Consider this analogy: Imagine a school in which three teachers are paid minimum wage and granted no financial resources to teach every subject to a large body of students. Now, imagine this school additionally pays three outside consultants a quarter of a million dollars each to monitor these teachers, and grants them unlimited resources to report on the ineffective work of the teachers. In this way, the US Commission inappropriately monitors the State Department Office of International Religious Freedom.
HR 1856 also strikes all language referring to term limits of Commissioners. If USCIRF is to remain a relevant and active institution, its members must periodically change to insert new ideas, new worldviews, new perspective, and new experiences. The term limits are fundamentally important.

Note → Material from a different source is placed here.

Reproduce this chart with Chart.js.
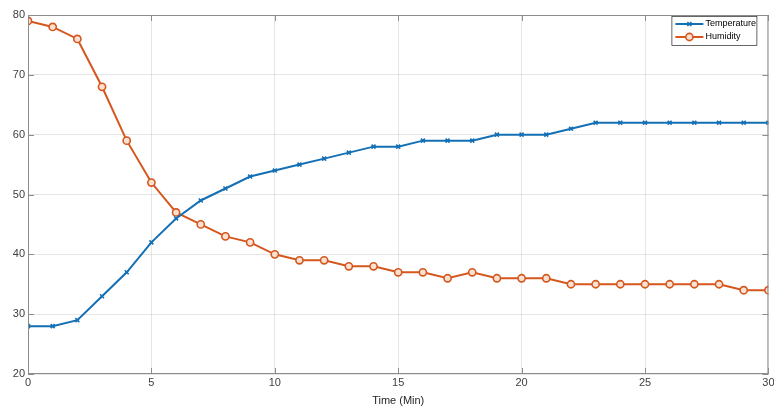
<!DOCTYPE html>
<html>
<head>
<meta charset="utf-8">
<script src="https://cdn.jsdelivr.net/npm/chart.js@4/dist/chart.umd.min.js"></script>
<style>
    html, body { margin: 0; padding: 0; background: #fff; }
    #wrap { width: 774px; height: 408px; }
</style>
</head>
<body>
<div id="wrap"><canvas id="chart-line"></canvas></div>
<script>
const minutes = [0, 1, 2, 3, 4, 5, 6, 7, 8, 9, 10, 11, 12, 13, 14, 15, 16, 17, 18, 19, 20, 21, 22, 23, 24, 25, 26, 27, 28, 29, 30]
const temperature = [28, 28, 29, 33, 37, 42, 46, 49, 51, 53, 54, 55, 56, 57, 58, 58, 59, 59, 59, 60, 60, 60, 61, 62, 62, 62, 62, 62, 62, 62, 62]
const humidity = [79, 78, 76, 68, 59, 52, 47, 45, 43, 42, 40, 39, 39, 38, 38, 37, 37, 36, 37, 36, 36, 36, 35, 35, 35, 35, 35, 35, 35, 34, 34]
const xTicks = [0, 5, 10, 15, 20, 25, 30]
const yTicks = [20, 30, 40, 50, 60, 70, 80]

const BLUE = '#1470B5'
const ORANGE = '#D5571E'
const FONT = 'Liberation Sans, Arial, sans-serif'

function pairs(ys) {
    return minutes.map((x, i) => ({ x: x, y: ys[i] }))
}

// box around the axes with small inward ticks, like MATLAB
const boxPlugin = {
    id: 'box',
    afterDatasetsDraw(chart) {
        const { ctx, chartArea: a, scales } = chart
        ctx.save()
        ctx.strokeStyle = '#8c8c8c'
        ctx.lineWidth = 1
        ctx.strokeRect(a.left + 0.5, a.top + 0.5, a.right - a.left - 1, a.bottom - a.top - 1)
        ctx.beginPath()
        xTicks.forEach(v => {
            const px = Math.round(scales.x.getPixelForValue(v)) + 0.5
            ctx.moveTo(px, a.bottom); ctx.lineTo(px, a.bottom - 6)
            ctx.moveTo(px, a.top); ctx.lineTo(px, a.top + 6)
        })
        yTicks.forEach(v => {
            const py = Math.round(scales.y.getPixelForValue(v)) + 0.5
            ctx.moveTo(a.left, py); ctx.lineTo(a.left + 6, py)
            ctx.moveTo(a.right, py); ctx.lineTo(a.right - 6, py)
        })
        ctx.stroke()
        ctx.restore()
    }
}

// legend box inside the plot, top right
const legendPlugin = {
    id: 'boxLegend',
    afterDraw(chart) {
        const { ctx, chartArea: a } = chart
        const w = 85, h = 29
        const x0 = a.right - 97, y0 = a.top + 1
        ctx.save()
        ctx.fillStyle = '#fff'
        ctx.fillRect(x0, y0, w, h)
        ctx.strokeStyle = '#262626'
        ctx.lineWidth = 0.7
        ctx.strokeRect(x0 + 0.5, y0 + 0.5, w, h)
        chart.data.datasets.forEach((ds, i) => {
            const cy = y0 + 8 + i * 13
            ctx.strokeStyle = ds.borderColor
            ctx.lineWidth = 2
            ctx.beginPath()
            ctx.moveTo(x0 + 4, cy); ctx.lineTo(x0 + 32, cy)
            ctx.stroke()
            ctx.fillStyle = ds.pointBackgroundColor
            ctx.lineWidth = ds.pointBorderWidth
            Chart.helpers.drawPoint(ctx, {
                pointStyle: ds.pointStyle,
                radius: ds.pointRadius,
                borderWidth: ds.pointBorderWidth
            }, x0 + 18, cy)
            ctx.fillStyle = '#000'
            ctx.font = '9px ' + FONT
            ctx.textBaseline = 'middle'
            ctx.fillText(ds.label, x0 + 34, cy)
        })
        ctx.restore()
    }
}

new Chart(document.getElementById('chart-line'), {
    type: 'line',
    data: {
        datasets: [
            {
                label: 'Temperature',
                data: pairs(temperature),
                borderColor: BLUE,
                backgroundColor: BLUE,
                borderWidth: 2,
                pointStyle: 'crossRot',
                pointRadius: 2.8,
                pointBorderWidth: 1.6,
                pointBorderColor: BLUE,
                pointBackgroundColor: BLUE
            },
            {
                label: 'Humidity',
                data: pairs(humidity),
                borderColor: ORANGE,
                backgroundColor: ORANGE,
                borderWidth: 2,
                pointStyle: 'circle',
                pointRadius: 3.6,
                pointBorderWidth: 1.6,
                pointBorderColor: ORANGE,
                pointBackgroundColor: 'rgba(250, 225, 210, 1)'
            }
        ]
    },
    options: {
        responsive: true,
        maintainAspectRatio: false,
        animation: false,
        layout: { padding: { top: 15, right: 5, left: 0, bottom: 0 } },
        scales: {
            x: {
                type: 'linear',
                min: 0,
                max: 30,
                afterBuildTicks: s => { s.ticks = xTicks.map(v => ({ value: v })) },
                afterFit: s => { s.height = 34; s.paddingRight = 0; s.paddingLeft = 0 },
                ticks: { color: '#404040', font: { family: FONT, size: 11 }, padding: 2, maxRotation: 0 },
                border: { display: false },
                grid: { color: 'rgba(0, 0, 0, 0.1)', lineWidth: 1, drawTicks: false },
                title: { display: true, text: 'Time (Min)', color: '#262626', font: { family: FONT, size: 11 }, padding: { top: 1, bottom: 0 } }
            },
            y: {
                min: 20,
                max: 80,
                afterBuildTicks: s => { s.ticks = yTicks.map(v => ({ value: v })) },
                afterFit: s => { s.width = 28 },
                ticks: { color: '#404040', font: { family: FONT, size: 11 }, padding: 3 },
                border: { display: false },
                grid: { color: 'rgba(0, 0, 0, 0.1)', lineWidth: 1, drawTicks: false }
            }
        },
        plugins: {
            legend: { display: false },
            tooltip: { enabled: false }
        }
    },
    plugins: [boxPlugin, legendPlugin]
})
</script>
</body>
</html>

Finally, the status of the Office of International Religious Freedom within the State Department makes a significant difference. Congressional intent in IRFA was clear and direct that the Office of International Religious Freedom within the State Department was meant to be located within the Office of the Secretary of State (S/) and not under another bureau. In order to demonstrate that the office and the Ambassador are not Potemkin villages, the Office should be firmly placed within the Office of the Secretary, the Ambassador at Large invited to the Secretary's daily briefings, and as "principal adviser to the President and the Secretary of State regarding matters affecting religious freedom abroad," be consulted on overall U.S. policy where religion may be a factor. This is not simply a symbolic move; it is a functional one guaranteeing the Office receives its appropriate resources and the ability to push such a significant issue while ensuring the IRF Office need not compete with other bureau priorities to advance its issues.
As Secretary Clinton said at the swearing in of Ambassador at Large Suzan Johnson Cook, "we will work hand in hand". It is the Congress's duty to guarantee this is accomplished.